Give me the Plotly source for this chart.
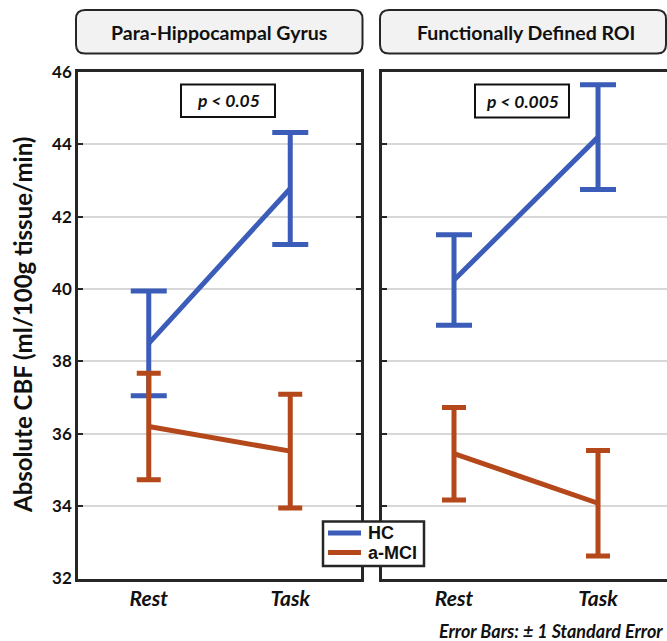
import plotly.graph_objects as go

# ---- data ----
categories = ["Rest", "Task"]
panel_titles = ["Para-Hippocampal Gyrus", "Functionally Defined ROI"]
p_labels = ["p < 0.05", "p < 0.005"]
groups = ["HC", "a-MCI"]

hc_para = [38.5, 42.78]
hc_para_se = [1.45, 1.55]
mci_para = [36.2, 35.52]
mci_para_se = [1.47, 1.57]

hc_roi = [40.25, 44.2]
hc_roi_se = [1.25, 1.45]
mci_roi = [35.45, 34.08]
mci_roi_se = [1.28, 1.46]

y_ticks = [32, 34, 36, 38, 40, 42, 44, 46]

# ---- style ----
W, H = 667, 641
BLUE = "#3B5CB8"
ORANGE = "#B4481B"
COLORS = [BLUE, ORANGE]
FRAME = "#262626"
GRID = "#d8d8d8"
FONT = "Lato"

def px(x):
    return x / W

def py(y):
    return 1 - y / H

fig = go.Figure()

series = [
    (hc_para, hc_para_se, mci_para, mci_para_se, "x", "y"),
    (hc_roi, hc_roi_se, mci_roi, mci_roi_se, "x2", "y2"),
]
for hc, hcse, mci, mcise, xa, ya in series:
    fig.add_trace(go.Scatter(
        x=categories, y=hc, mode="lines", name=groups[0],
        line=dict(color=BLUE, width=5),
        error_y=dict(type="data", array=hcse, color=BLUE, thickness=5, width=18),
        xaxis=xa, yaxis=ya, showlegend=False))
    fig.add_trace(go.Scatter(
        x=categories, y=mci, mode="lines", name=groups[1],
        line=dict(color=ORANGE, width=5),
        error_y=dict(type="data", array=mcise, color=ORANGE, thickness=5, width=12),
        xaxis=xa, yaxis=ya, showlegend=False))

ydom = [py(578.5), py(72)]
xdom1 = [px(78), px(361)]
xdom2 = [px(382), 1.0]

xcommon = dict(type="category", showline=True, mirror=True, linecolor=FRAME,
               linewidth=2.5, showgrid=False, ticks="", zeroline=False,
               tickfont=dict(family=FONT, size=21, color="#111", weight="bold", style="italic"),
               ticklabelstandoff=0)
ycommon = dict(range=[32, 46], tickvals=y_ticks, showgrid=True, gridcolor=GRID,
               gridwidth=1.5, ticks="inside", ticklen=5, tickwidth=2, tickcolor=FRAME,
               showline=True, linecolor=FRAME, linewidth=2.5, zeroline=False,
               domain=ydom,
               tickfont=dict(family=FONT, size=17, color="#111", weight="bold"))

fig.update_layout(
    width=W, height=H,
    margin=dict(l=0, r=0, t=0, b=0, autoexpand=False),
    paper_bgcolor="white", plot_bgcolor="white",
    xaxis=dict(domain=xdom1, range=[-0.5, 1.5], anchor="y", **xcommon),
    xaxis2=dict(domain=xdom2, range=[-0.5, 1.479], anchor="y2", **xcommon),
    yaxis=dict(anchor="x", mirror="ticks", **ycommon),
    yaxis2=dict(anchor="x2", mirror=False, showticklabels=False, **ycommon),
    showlegend=False,
)

def rounded_rect(x0, y0, x1, y1, r):
    pts = [
        f"M {px(x0 + r)} {py(y0)}",
        f"L {px(x1 - r)} {py(y0)}",
        f"Q {px(x1)} {py(y0)} {px(x1)} {py(y0 + r)}",
        f"L {px(x1)} {py(y1 - r)}",
        f"Q {px(x1)} {py(y1)} {px(x1 - r)} {py(y1)}",
        f"L {px(x0 + r)} {py(y1)}",
        f"Q {px(x0)} {py(y1)} {px(x0)} {py(y1 - r)}",
        f"L {px(x0)} {py(y0 + r)}",
        f"Q {px(x0)} {py(y0)} {px(x0 + r)} {py(y0)}",
        "Z",
    ]
    return " ".join(pts)

# panel strip titles
strip_boxes = [(76, 10, 362.5, 53.5), (380, 10, 666, 53.5)]
strip_centers = [219, 526]
for (x0, y0, x1, y1), cx, title in zip(strip_boxes, strip_centers, panel_titles):
    fig.add_shape(type="path", xref="paper", yref="paper",
                  path=rounded_rect(x0, y0, x1, y1, 9),
                  fillcolor="#f2f2f2", line=dict(color=FRAME, width=2), layer="below")
    fig.add_annotation(x=px(cx), y=py(33), xref="paper", yref="paper",
                       text=title, showarrow=False, xanchor="center", yanchor="middle",
                       font=dict(family=FONT, size=19.5, color="#111", weight="bold"))

# p-value boxes
p_boxes = [(181, 84.5, 275, 117), (475, 84.5, 569, 117.5)]
for (x0, y0, x1, y1), lab in zip(p_boxes, p_labels):
    fig.add_shape(type="rect", xref="paper", yref="paper",
                  x0=px(x0), x1=px(x1), y0=py(y1), y1=py(y0),
                  fillcolor="white", line=dict(color="#111", width=2))
    fig.add_annotation(x=px((x0 + x1) / 2), y=py((y0 + y1) / 2), xref="paper", yref="paper",
                       text=lab, showarrow=False, xanchor="center", yanchor="middle",
                       font=dict(family=FONT, size=17.5, color="#111", weight="bold", style="italic"))

# y-axis title
fig.add_annotation(x=px(23), y=py(325), xref="paper", yref="paper",
                   text="Absolute CBF (ml/100g tissue/min)", textangle=-90,
                   showarrow=False, xanchor="center", yanchor="middle",
                   font=dict(family=FONT, size=24, color="#111", weight="bold"))

# footnote
fig.add_annotation(x=px(665), y=py(631), xref="paper", yref="paper",
                   text="Error Bars: ± 1 Standard Error", showarrow=False,
                   xanchor="right", yanchor="middle",
                   font=dict(family=FONT, size=18, color="#111", weight="bold", style="italic"))

# legend (drawn box, swatches and labels)
fig.add_shape(type="rect", xref="paper", yref="paper",
              x0=px(323), x1=px(424), y0=py(566), y1=py(521.5),
              fillcolor="white", line=dict(color=FRAME, width=2.5))
for i, (g, c) in enumerate(zip(groups, COLORS)):
    yy = 533 + i * 19.5
    fig.add_shape(type="line", xref="paper", yref="paper",
                  x0=px(328), x1=px(361), y0=py(yy), y1=py(yy),
                  line=dict(color=c, width=5))
    fig.add_annotation(x=px(366), y=py(yy), xref="paper", yref="paper",
                       text=g, showarrow=False, xanchor="left", yanchor="middle",
                       font=dict(family="Liberation Sans", size=18, color="#111", weight="bold"))

fig.write_html("out.html", config={"displayModeBar": False},
               post_script="document.body.style.margin='0';document.body.style.overflow='hidden';")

▬▬▬

* _Exercise task_
Set down again, exactly, the lines of the material above from its first line to the one with "mci_para_se = [1.47, 1.57]", inclusive. Leave the pictures out.

* _Answer to this task_
Give me the Plotly source for this chart.
import plotly.graph_objects as go

# ---- data ----
categories = ["Rest", "Task"]
panel_titles = ["Para-Hippocampal Gyrus", "Functionally Defined ROI"]
p_labels = ["p < 0.05", "p < 0.005"]
groups = ["HC", "a-MCI"]

hc_para = [38.5, 42.78]
hc_para_se = [1.45, 1.55]
mci_para = [36.2, 35.52]
mci_para_se = [1.47, 1.57]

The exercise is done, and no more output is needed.